• **Job**: Retype all the entries word for word, but omit the pictures.

-- Start of Supplied records --

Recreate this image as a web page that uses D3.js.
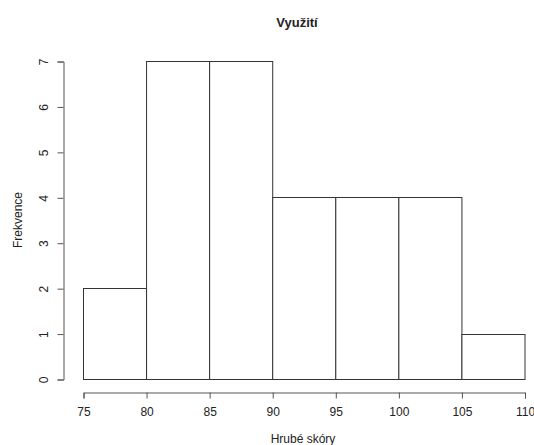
<!DOCTYPE html>
<html>
<head>
<meta charset="utf-8">
<script src="https://cdn.jsdelivr.net/npm/d3@7"></script>
<style>
	body { margin: 0; background: #fff; }
	svg text { font-family: "Liberation Sans", Arial, sans-serif; fill: #222; }
</style>
</head>
<body>
<svg id="chart"></svg>
<script>
// histogram bins (Hrubé skóry) and their counts
let binStarts = [75, 80, 85, 90, 95, 100, 105];
let binWidth = 5;
let counts = [2, 7, 7, 4, 4, 4, 1];
let xTicks = [75, 80, 85, 90, 95, 100, 105, 110];
let yTicks = [0, 1, 2, 3, 4, 5, 6, 7];

let W = 534, H = 445;

const svg = d3.select('#chart')
	.attr('width', W)
	.attr('height', H);

// scales picked so 75..110 and 0..7 land where R put them
const x = d3.scaleLinear().domain([75, 110]).range([83, 524.5]);
const y = d3.scaleLinear().domain([0, 7]).range([379, 61]);

svg.selectAll('rect.bar')
	.data(binStarts)
	.enter()
	.append('rect')
	.attr('class', 'bar')
	.attr('x', d => x(d) + 0.5)
	.attr('y', (d, i) => Math.round(y(counts[i])) + 0.5)
	.attr('width', d => x(d + binWidth) - x(d))
	.attr('height', (d, i) => Math.round(y(0)) - Math.round(y(counts[i])))
	.attr('fill', '#fff')
	.attr('stroke', '#333')
	.attr('stroke-width', 1);

const xAxis = d3.axisBottom(x)
	.tickValues(xTicks)
	.tickFormat(d3.format('d'))
	.tickSizeOuter(0)
	.tickSize(6)
	.tickPadding(9);

const gx = svg.append('g')
	.attr('transform', 'translate(0.5, 392.5)')
	.call(xAxis);
gx.select('.domain').attr('stroke', '#555');
gx.selectAll('.tick line').attr('stroke', '#555');
gx.selectAll('text').attr('font-size', 12).attr('fill', '#222');

const yAxis = d3.axisLeft(y)
	.tickValues(yTicks)
	.tickFormat(d3.format('d'))
	.tickSizeOuter(0)
	.tickSize(6)
	.tickPadding(0);

const gy = svg.append('g')
	.attr('transform', 'translate(63.5, 0.5)')
	.call(yAxis);
gy.select('.domain').attr('stroke', '#555');
gy.selectAll('.tick line').attr('stroke', '#555');
// R draws y labels turned sideways
gy.selectAll('.tick text')
	.attr('x', null).attr('dy', null)
	.attr('transform', 'translate(-16, 0) rotate(-90)')
	.attr('text-anchor', 'middle')
	.attr('font-size', 12)
	.attr('fill', '#222');

svg.append('text')
	.attr('x', 297)
	.attr('y', 27)
	.attr('text-anchor', 'middle')
	.attr('font-weight', 'bold')
	.attr('font-size', 13)
	.text('Využití');

svg.append('text')
	.attr('x', 303)
	.attr('y', 443)
	.attr('text-anchor', 'middle')
	.attr('font-size', 12)
	.text('Hrubé skóry');

svg.append('text')
	.attr('transform', 'translate(22, 220) rotate(-90)')
	.attr('text-anchor', 'middle')
	.attr('font-size', 12)
	.text('Frekvence');
</script>
</body>
</html>
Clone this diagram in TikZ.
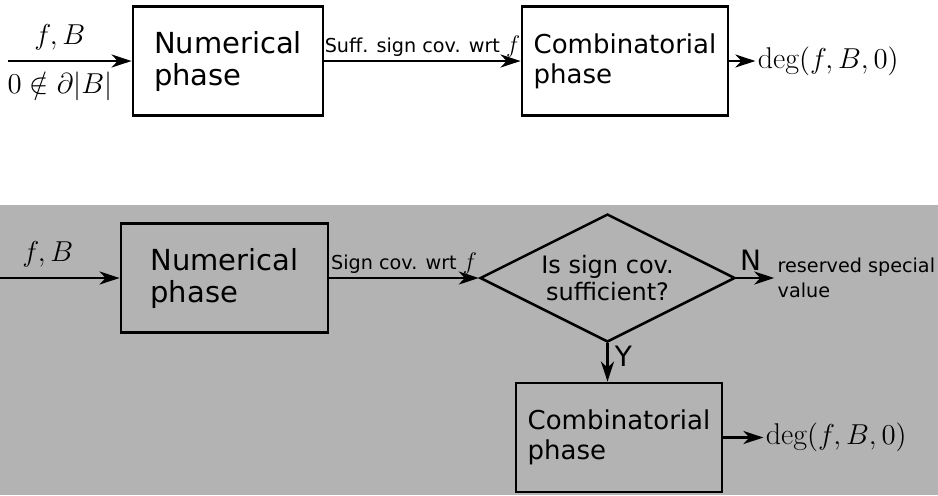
\documentclass[tikz,border=0pt]{standalone}
\usepackage{amsmath}
\usepackage{fontspec}
\newfontfamily\dejavu{DejaVu Sans}
\usepackage{tikz}
\usetikzlibrary{arrows.meta}
\usetikzlibrary{shapes.geometric}
\usetikzlibrary{positioning}
\definecolor{bggray}{HTML}{B3B3B3}
\newcommand{\wrtf}{{\fontsize{12}{12}\selectfont$f$}}
\tikzset{
    flow/.style={draw=black, line width=1.25pt,
        -{Stealth[length=10pt,width=6.5pt,inset=3pt]}},
    phase/.style={draw=black, line width=1.4pt, align=left, inner sep=0pt},
    numbox/.style={phase, font=\dejavu\fontsize{14.5}{16}\selectfont},
    combbox/.style={phase, font=\dejavu\fontsize{13}{15}\selectfont},
    question/.style={diamond, draw=black, line width=1.25pt, aspect=2,
        inner sep=0pt, minimum width=127.5pt, minimum height=64pt,
        align=center, font=\dejavu\fontsize{12}{13.5}\selectfont},
    flowlabel/.style={font=\dejavu\fontsize{9.6}{12.5}\selectfont, inner sep=1.5pt},
    mathlabel/.style={font=\fontsize{13.5}{15}\selectfont, inner sep=2pt},
    result/.style={font=\fontsize{15}{17}\selectfont, inner sep=1pt},
    answer/.style={font=\dejavu\fontsize{14}{16}\selectfont, inner sep=1pt},
}

\begin{document}
\begin{tikzpicture}[x=0.5pt, y=-0.5pt]
	\useasboundingbox (0,0) rectangle (938,495);
	% sufficient sign covering known in advance
	\coordinate (in1) at (8,61);
	\node[numbox, minimum width=95pt, minimum height=54.5pt] (num1) at (228,61) {Numerical\\phase};
	\node[combbox, minimum width=103pt, minimum height=54.5pt] (comb1) at (625,61) {Combinatorial\\phase};
	\node[result, right=13pt of comb1] (deg1) {$\deg(f,B,0)$};
	\draw[flow] (in1) -- (num1)
		node[mathlabel, pos=.42, above=3pt] {$f,B$}
		node[mathlabel, pos=.42, below=3pt] {$0\notin\partial|B|$};
	\draw[flow] (num1) -- (comb1) node[flowlabel, midway, above] {Suff. sign cov. wrt \wrtf};
	\draw[flow] (comb1) -- (deg1);

	% sign covering checked afterwards
	\fill[bggray] (0,205) rectangle (938,495);
	\coordinate (in2) at (0,278);
	\node[numbox, minimum width=103.5pt, minimum height=54.5pt] (num2) at (224.5,278) {Numerical\\phase};
	\node[question] (suff) at (607.5,278) {Is sign cov.\\sufficient?};
	\node[flowlabel, align=left, right=19pt of suff] (resv) {reserved special\\value};
	\node[combbox, minimum width=103pt, minimum height=54.5pt] (comb2) at (619,437.5) {Combinatorial\\phase};
	\node[result, right=20pt of comb2] (deg2) {$\deg(f,B,0)$};
	\draw[flow] (in2) -- (num2) node[mathlabel, pos=.4, above=3pt] {$f,B$};
	\draw[flow] (num2) -- (suff) node[flowlabel, midway, above] {Sign cov. wrt \wrtf};
	\draw[flow] (suff) -- (resv) node[answer, pos=.38, above=2pt] {N};
	\draw[flow] (suff.south) -- (suff.south |- comb2.north) node[answer, pos=.35, right=2pt] {Y};
	\draw[flow] (comb2) -- (deg2);
\end{tikzpicture}
\end{document}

-- End of Supplied records --

• **Answer for this exercise**:
Recreate this image as a web page that uses D3.js.
<!DOCTYPE html>
<html>
<head>
<meta charset="utf-8">
<script src="https://cdn.jsdelivr.net/npm/d3@7"></script>
<style>
	body { margin: 0; background: #fff; }
	svg text { font-family: "Liberation Sans", Arial, sans-serif; fill: #222; }
</style>
</head>
<body>
<svg id="chart"></svg>
<script>
// histogram bins (Hrubé skóry) and their counts
let binStarts = [75, 80, 85, 90, 95, 100, 105];
let binWidth = 5;
let counts = [2, 7, 7, 4, 4, 4, 1];
let xTicks = [75, 80, 85, 90, 95, 100, 105, 110];
let yTicks = [0, 1, 2, 3, 4, 5, 6, 7];

let W = 534, H = 445;

const svg = d3.select('#chart')
	.attr('width', W)
	.attr('height', H);

// scales picked so 75..110 and 0..7 land where R put them
const x = d3.scaleLinear().domain([75, 110]).range([83, 524.5]);
const y = d3.scaleLinear().domain([0, 7]).range([379, 61]);

svg.selectAll('rect.bar')
	.data(binStarts)
	.enter()
	.append('rect')
	.attr('class', 'bar')
	.attr('x', d => x(d) + 0.5)
	.attr('y', (d, i) => Math.round(y(counts[i])) + 0.5)
	.attr('width', d => x(d + binWidth) - x(d))
	.attr('height', (d, i) => Math.round(y(0)) - Math.round(y(counts[i])))
	.attr('fill', '#fff')
	.attr('stroke', '#333')
	.attr('stroke-width', 1);

const xAxis = d3.axisBottom(x)
	.tickValues(xTicks)
	.tickFormat(d3.format('d'))
	.tickSizeOuter(0)
	.tickSize(6)
	.tickPadding(9);

const gx = svg.append('g')
	.attr('transform', 'translate(0.5, 392.5)')
	.call(xAxis);
gx.select('.domain').attr('stroke', '#555');
gx.selectAll('.tick line').attr('stroke', '#555');
gx.selectAll('text').attr('font-size', 12).attr('fill', '#222');

const yAxis = d3.axisLeft(y)
	.tickValues(yTicks)
	.tickFormat(d3.format('d'))
	.tickSizeOuter(0)
	.tickSize(6)
	.tickPadding(0);

const gy = svg.append('g')
	.attr('transform', 'translate(63.5, 0.5)')
	.call(yAxis);
gy.select('.domain').attr('stroke', '#555');
gy.selectAll('.tick line').attr('stroke', '#555');
// R draws y labels turned sideways
gy.selectAll('.tick text')
	.attr('x', null).attr('dy', null)
	.attr('transform', 'translate(-16, 0) rotate(-90)')
	.attr('text-anchor', 'middle')
	.attr('font-size', 12)
	.attr('fill', '#222');

svg.append('text')
	.attr('x', 297)
	.attr('y', 27)
	.attr('text-anchor', 'middle')
	.attr('font-weight', 'bold')
	.attr('font-size', 13)
	.text('Využití');

svg.append('text')
	.attr('x', 303)
	.attr('y', 443)
	.attr('text-anchor', 'middle')
	.attr('font-size', 12)
	.text('Hrubé skóry');

svg.append('text')
	.attr('transform', 'translate(22, 220) rotate(-90)')
	.attr('text-anchor', 'middle')
	.attr('font-size', 12)
	.text('Frekvence');
</script>
</body>
</html>
Clone this diagram in TikZ.
\documentclass[tikz,border=0pt]{standalone}
\usepackage{amsmath}
\usepackage{fontspec}
\newfontfamily\dejavu{DejaVu Sans}
\usepackage{tikz}
\usetikzlibrary{arrows.meta}
\usetikzlibrary{shapes.geometric}
\usetikzlibrary{positioning}
\definecolor{bggray}{HTML}{B3B3B3}
\newcommand{\wrtf}{{\fontsize{12}{12}\selectfont$f$}}
\tikzset{
    flow/.style={draw=black, line width=1.25pt,
        -{Stealth[length=10pt,width=6.5pt,inset=3pt]}},
    phase/.style={draw=black, line width=1.4pt, align=left, inner sep=0pt},
    numbox/.style={phase, font=\dejavu\fontsize{14.5}{16}\selectfont},
    combbox/.style={phase, font=\dejavu\fontsize{13}{15}\selectfont},
    question/.style={diamond, draw=black, line width=1.25pt, aspect=2,
        inner sep=0pt, minimum width=127.5pt, minimum height=64pt,
        align=center, font=\dejavu\fontsize{12}{13.5}\selectfont},
    flowlabel/.style={font=\dejavu\fontsize{9.6}{12.5}\selectfont, inner sep=1.5pt},
    mathlabel/.style={font=\fontsize{13.5}{15}\selectfont, inner sep=2pt},
    result/.style={font=\fontsize{15}{17}\selectfont, inner sep=1pt},
    answer/.style={font=\dejavu\fontsize{14}{16}\selectfont, inner sep=1pt},
}

\begin{document}
\begin{tikzpicture}[x=0.5pt, y=-0.5pt]
	\useasboundingbox (0,0) rectangle (938,495);
	% sufficient sign covering known in advance
	\coordinate (in1) at (8,61);
	\node[numbox, minimum width=95pt, minimum height=54.5pt] (num1) at (228,61) {Numerical\\phase};
	\node[combbox, minimum width=103pt, minimum height=54.5pt] (comb1) at (625,61) {Combinatorial\\phase};
	\node[result, right=13pt of comb1] (deg1) {$\deg(f,B,0)$};
	\draw[flow] (in1) -- (num1)
		node[mathlabel, pos=.42, above=3pt] {$f,B$}
		node[mathlabel, pos=.42, below=3pt] {$0\notin\partial|B|$};
	\draw[flow] (num1) -- (comb1) node[flowlabel, midway, above] {Suff. sign cov. wrt \wrtf};
	\draw[flow] (comb1) -- (deg1);

	% sign covering checked afterwards
	\fill[bggray] (0,205) rectangle (938,495);
	\coordinate (in2) at (0,278);
	\node[numbox, minimum width=103.5pt, minimum height=54.5pt] (num2) at (224.5,278) {Numerical\\phase};
	\node[question] (suff) at (607.5,278) {Is sign cov.\\sufficient?};
	\node[flowlabel, align=left, right=19pt of suff] (resv) {reserved special\\value};
	\node[combbox, minimum width=103pt, minimum height=54.5pt] (comb2) at (619,437.5) {Combinatorial\\phase};
	\node[result, right=20pt of comb2] (deg2) {$\deg(f,B,0)$};
	\draw[flow] (in2) -- (num2) node[mathlabel, pos=.4, above=3pt] {$f,B$};
	\draw[flow] (num2) -- (suff) node[flowlabel, midway, above] {Sign cov. wrt \wrtf};
	\draw[flow] (suff) -- (resv) node[answer, pos=.38, above=2pt] {N};
	\draw[flow] (suff.south) -- (suff.south |- comb2.north) node[answer, pos=.35, right=2pt] {Y};
	\draw[flow] (comb2) -- (deg2);
\end{tikzpicture}
\end{document}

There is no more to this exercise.